Since I don’t have anything to test so, I can be a bit more helpful if I have some data to play with to work on queries.


#7

http://sqlfiddle.com/#!9/261649/12

That should be more what you are looking for!


#8

I’m sorry for taking so long to get back to you. My mind’s been occupied, and the more time I spend near this problem the more sick I am of thinking about it, almost to the point of thinking about trying the stupid way of doing this, which should work even if it takes forever and wastes an inordinate amount of bandwidth and processing time (although at least with some kind of filter, you “only” need to search for 15,000 links 1.6k times instead of 460k times). I’ve grown after only a short time with them to despise Regexps.

The fiddle is a step in the right direction, but unfortunately at present it’s kind of reinventing the wheel in this case since it returns the entire post (“body”), not just the target string, which is the link itself. The LIKE select in the original snippet does that adequately, if maybe not so elegantly.

I apparently didn’t sleep well and my brain’s discombobulated to the point where I don’t think I can be much help here right now, but here’s my reply fiddle.
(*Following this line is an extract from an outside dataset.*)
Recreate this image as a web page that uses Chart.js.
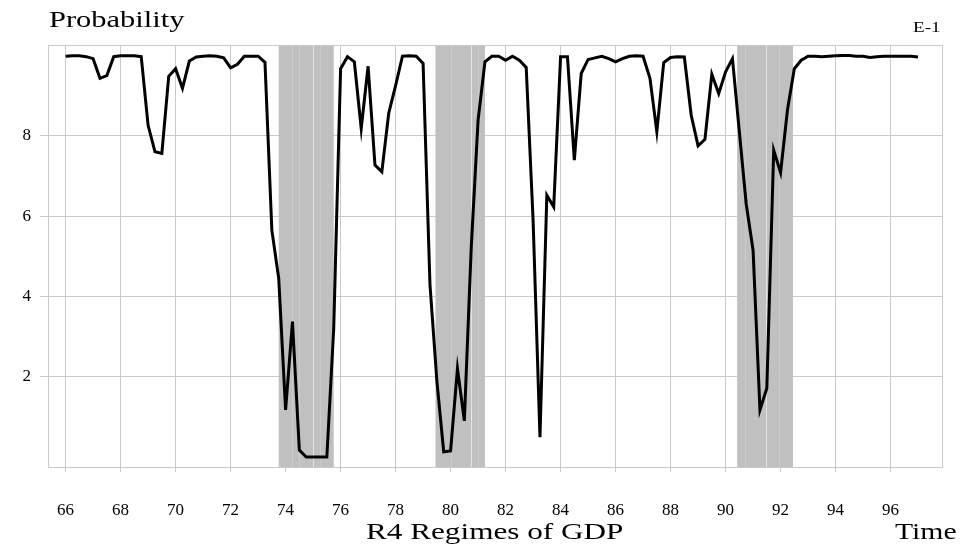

The regexp needs to return just the link. Also, the “O’Hara” example works fine here because it’s escaped, but a real row might not have that – it’s something I need to account for in some way. I’d use prepared statements, but doing that with Regexp is apparently … complicated.

Thanks for putting up with me.


#9

Not sure where you need the help, but I am a bit discombobulated as well for the time being.


#10

I ended up doing it locally; there’s apparently a Windows app that can import a spreadsheet, and do this kind of operation, and it worked well enough in Wine. I’m still interested in the problem of doing it automatically, with regexp or a similar method, just because it seems like it ought to be easier than it is, but I’m willing to label the case closed at this point. Thanks for putting time into it, anyway.